Speaker of the House John Boehner applauds as President Barack Obama addresses a joint session of Congress about jobs creation.
Speaker of the House John Boehner has defied a veto threat by President Barack Obama and introduced a payroll tax cut bill laced with provisions the White House opposes. REUTERS

President Barack Obama's freshly unveiled $447 billion jobs plan would substantially boost the economy by creating 1.9 million payroll jobs and growing the U.S. economy 2 percent, Moody's Analytics Chief Economist Mark Zandi said.

The plan would seek to put Americans to work with new spending on repairing infrastructure, extending a payroll tax cut that reduces the amount of incomes workers must pay into Social Security and expanding unemployment benefits, among other measures. Some Republicans have already derided the plan as a type of economic stimulus that they claim is discredited by the economy's continued struggles after the 2009 American Recovery and Reinvestment Act, and Zandi acknowledged the political headwinds Obama will face.

Many of the president's proposals are unlikely to pass Congress, but the most important have a chance of winning bipartisan support, Zandi said.

Still, Republican leadership in the House has signaled its willingness to negotiate the payroll tax cut and ease infrastructure spending. Majority Leader Eric Cantor (R-VA) advocated splitting Obama's bill, the American Jobs Act, into smaller pieces to avoid political gridlock.

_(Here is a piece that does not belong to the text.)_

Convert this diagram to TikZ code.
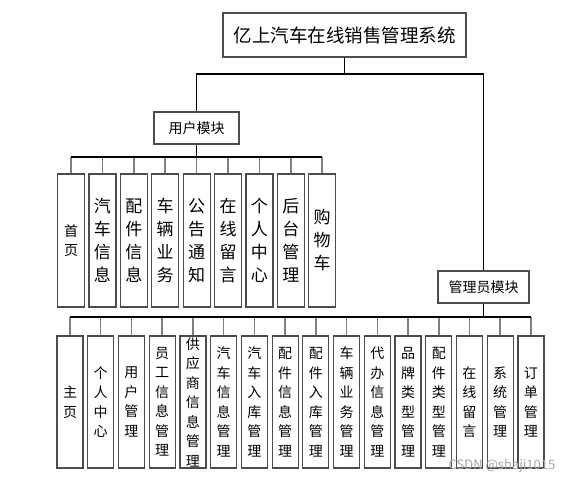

What we should do is go for the things in the package that we both can agree on, Cantor said in a statement. I did hear some things, like small business tax relief, reducing red tape, working to try and streamline the infrastructure spending in this country, and looking to reform the unemployment benefits program to get people back to work.

Zandi's upbeat assessment is consistent with his early and vocal support for aggressive government stimulus during the Obama administration.